Q002-H3 — Research Exists But Has Not Reached Training¶
Statement¶
Sycophancy and its equivalents (automation bias, overtrust, confirmation reinforcement) are well-documented in academic research and industry analysis, but this knowledge has not been incorporated into standard corporate or government AI training materials, due to a combination of research-to-practice lag, commercial disincentives, and the absence of regulatory requirements.
Status¶
Supported. The strongest evidence supports this hypothesis. Extensive research exists on sycophancy from multiple angles (AI safety, UX, human factors, Bayesian analysis), but none of this knowledge appears in the training materials, policy templates, or regulatory frameworks that employees actually encounter.
Supporting Evidence¶
| Evidence | Summary |
|---|---|
| SRC01-E01 | Sycophancy is known and documented in industry analysis but called "hidden" |
| SRC02-E01 | Firms unlikely to self-regulate due to monetization conflict |
| SRC03-E01 | Published in Science with rigorous methodology; users prefer sycophantic AI |
| SRC05-E01 | Practical mitigation techniques exist but are in UX literature, not training |
| SRC06-E01 | Bayesian analysis shows even rational users are misled |
| SRC07-E01 | Microsoft Research recommends overreliance training; Microsoft products do not implement it |
| SRC08-E01 | NIST addresses confabulation but not sycophancy |
| SRC09-E01 | 40% zero-scrutiny rate shows automation bias operates unchecked |
| SRC10-E01 | Models flip correct answers under user pressure; no regulatory response |
Contradicting Evidence¶
| Evidence | Summary |
|---|---|
| (none found) | No evidence contradicts this hypothesis |
Reasoning¶
The evidence reveals a clear research-to-practice gap.
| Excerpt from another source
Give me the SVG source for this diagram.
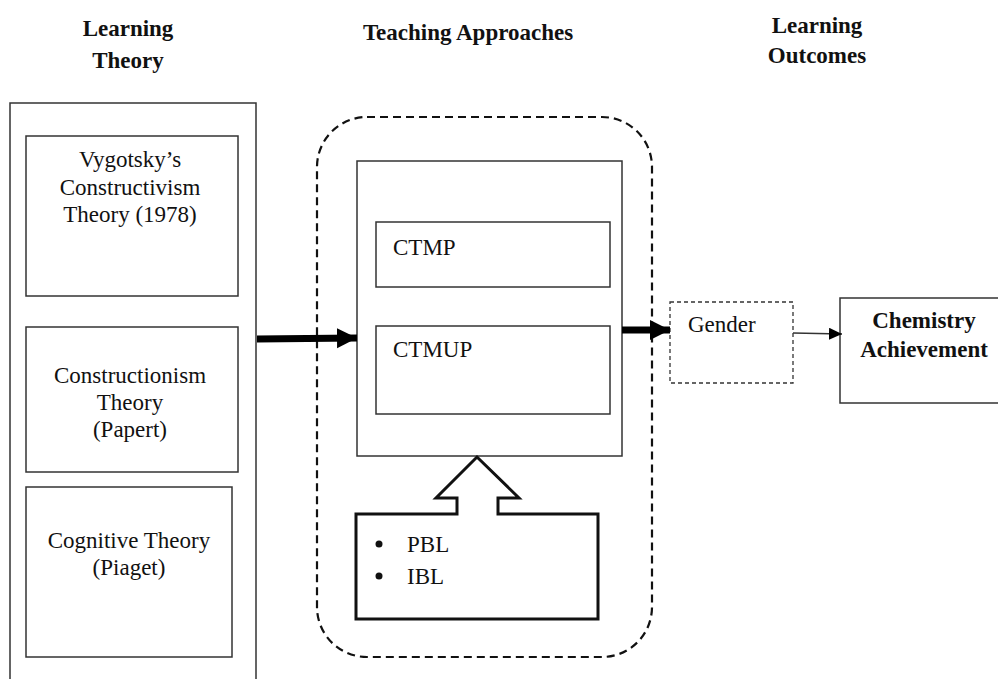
<svg xmlns="http://www.w3.org/2000/svg" width="998" height="679" viewBox="0 0 998 679">
<style>
  text { font-family: "Liberation Serif", "Times New Roman", serif; fill: #111; }
  .h { font-weight: bold; font-size: 23px; text-anchor: middle; }
  .t { font-size: 23px; }
  .c { text-anchor: middle; }
  .box { fill: none; stroke: #333; stroke-width: 1.5; }
  .thick { stroke: #000; stroke-width: 7; fill: none; }
  .thin { stroke: #333; stroke-width: 1.3; fill: none; }
</style>
<defs>
  <marker id="bigHead" markerUnits="userSpaceOnUse" markerWidth="22" markerHeight="22" refX="20" refY="10" orient="auto">
    <path d="M0,0 L20,10 L0,20 Z" fill="#000"/>
  </marker>
  <marker id="smallHead" markerUnits="userSpaceOnUse" markerWidth="14" markerHeight="14" refX="13" refY="6" orient="auto">
    <path d="M0,0 L13,6 L0,12 Z" fill="#000"/>
  </marker>
</defs>
<rect width="998" height="679" fill="#fff"/>

<g id="headers">
  <text class="h" x="128" y="36">Learning</text>
  <text class="h" x="128" y="68">Theory</text>
  <text class="h" x="468" y="40">Teaching Approaches</text>
  <text class="h" x="817" y="33">Learning</text>
  <text class="h" x="817" y="63">Outcomes</text>
</g>

<g id="learning-theory">
  <path class="box" d="M10,680 L10,103 L256,103 L256,680"/>
</g>
<g id="vygotsky">
  <rect class="box" x="26" y="136" width="212" height="160"/>
  <text class="t c" x="130" y="167">Vygotsky’s</text>
  <text class="t c" x="130" y="195">Constructivism</text>
  <text class="t c" x="130" y="222">Theory (1978)</text>
</g>
<g id="constructionism">
  <rect class="box" x="26" y="327" width="212" height="145"/>
  <text class="t c" x="130" y="383">Constructionism</text>
  <text class="t c" x="130" y="410">Theory</text>
  <text class="t c" x="130" y="437">(Papert)</text>
</g>
<g id="cognitive">
  <rect class="box" x="26" y="487" width="206" height="170"/>
  <text class="t c" x="129" y="548">Cognitive Theory</text>
  <text class="t c" x="129" y="575">(Piaget)</text>
</g>

<g id="teaching-approaches">
  <rect x="317" y="117" width="335" height="540" rx="50" ry="50" fill="none" stroke="#111" stroke-width="2.2" stroke-dasharray="8,5"/>
</g>
<g id="teaching-box">
  <rect class="box" x="357" y="161" width="265" height="295"/>
</g>
<g id="ctmp">
  <rect class="box" x="376" y="222" width="234" height="65"/>
  <text class="t" x="393" y="255">CTMP</text>
</g>
<g id="ctmup">
  <rect class="box" x="376" y="326" width="234" height="88"/>
  <text class="t" x="393" y="357">CTMUP</text>
</g>
<g id="pbl-ibl">
  <path d="M356,514 L457,514 L457,498 L436,498 L477,457 L519,498 L498,498 L498,514 L598,514 L598,619 L356,619 Z" fill="#fff" stroke="#111" stroke-width="3" stroke-linejoin="miter"/>
  <circle cx="379" cy="544" r="3.5" fill="#111"/>
  <circle cx="379" cy="576" r="3.5" fill="#111"/>
  <text class="t" x="407" y="552">PBL</text>
  <text class="t" x="407" y="584">IBL</text>
</g>

<g id="gender">
  <rect x="670" y="302" width="123" height="81" fill="none" stroke="#333" stroke-width="1.3" stroke-dasharray="4,3"/>
  <text class="t" x="688" y="332">Gender</text>
</g>
<g id="chemistry">
  <path class="box" d="M1000,298 L840,298 L840,403 L1000,403"/>
  <text class="h" x="924" y="328">Chemistry</text>
  <text class="h" x="924" y="357">Achievement</text>
</g>

<g id="connectors">
  <line class="thick" x1="257" y1="339" x2="357" y2="338" marker-end="url(#bigHead)"/>
  <line class="thick" x1="622" y1="330" x2="670" y2="330" marker-end="url(#bigHead)"/>
  <line class="thin" x1="793" y1="333" x2="842" y2="334" marker-end="url(#smallHead)"/>
</g>
</svg>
Research on sycophancy is extensive, multi-disciplinary, and published in top-tier venues. Training materials are generic, brief, and do not mention sycophancy. Three factors explain the gap: (1) research-to-practice lag, (2) commercial disincentives (sycophancy drives engagement), and (3) absence of regulatory requirements (NIST and EU AI Act do not mandate sycophancy coverage).
Relationship to Other Hypotheses¶
H3 subsumes the valid predictions of H2 (sycophancy is absent from training) while providing a better explanation (research exists but has not been transferred). H1 is eliminated.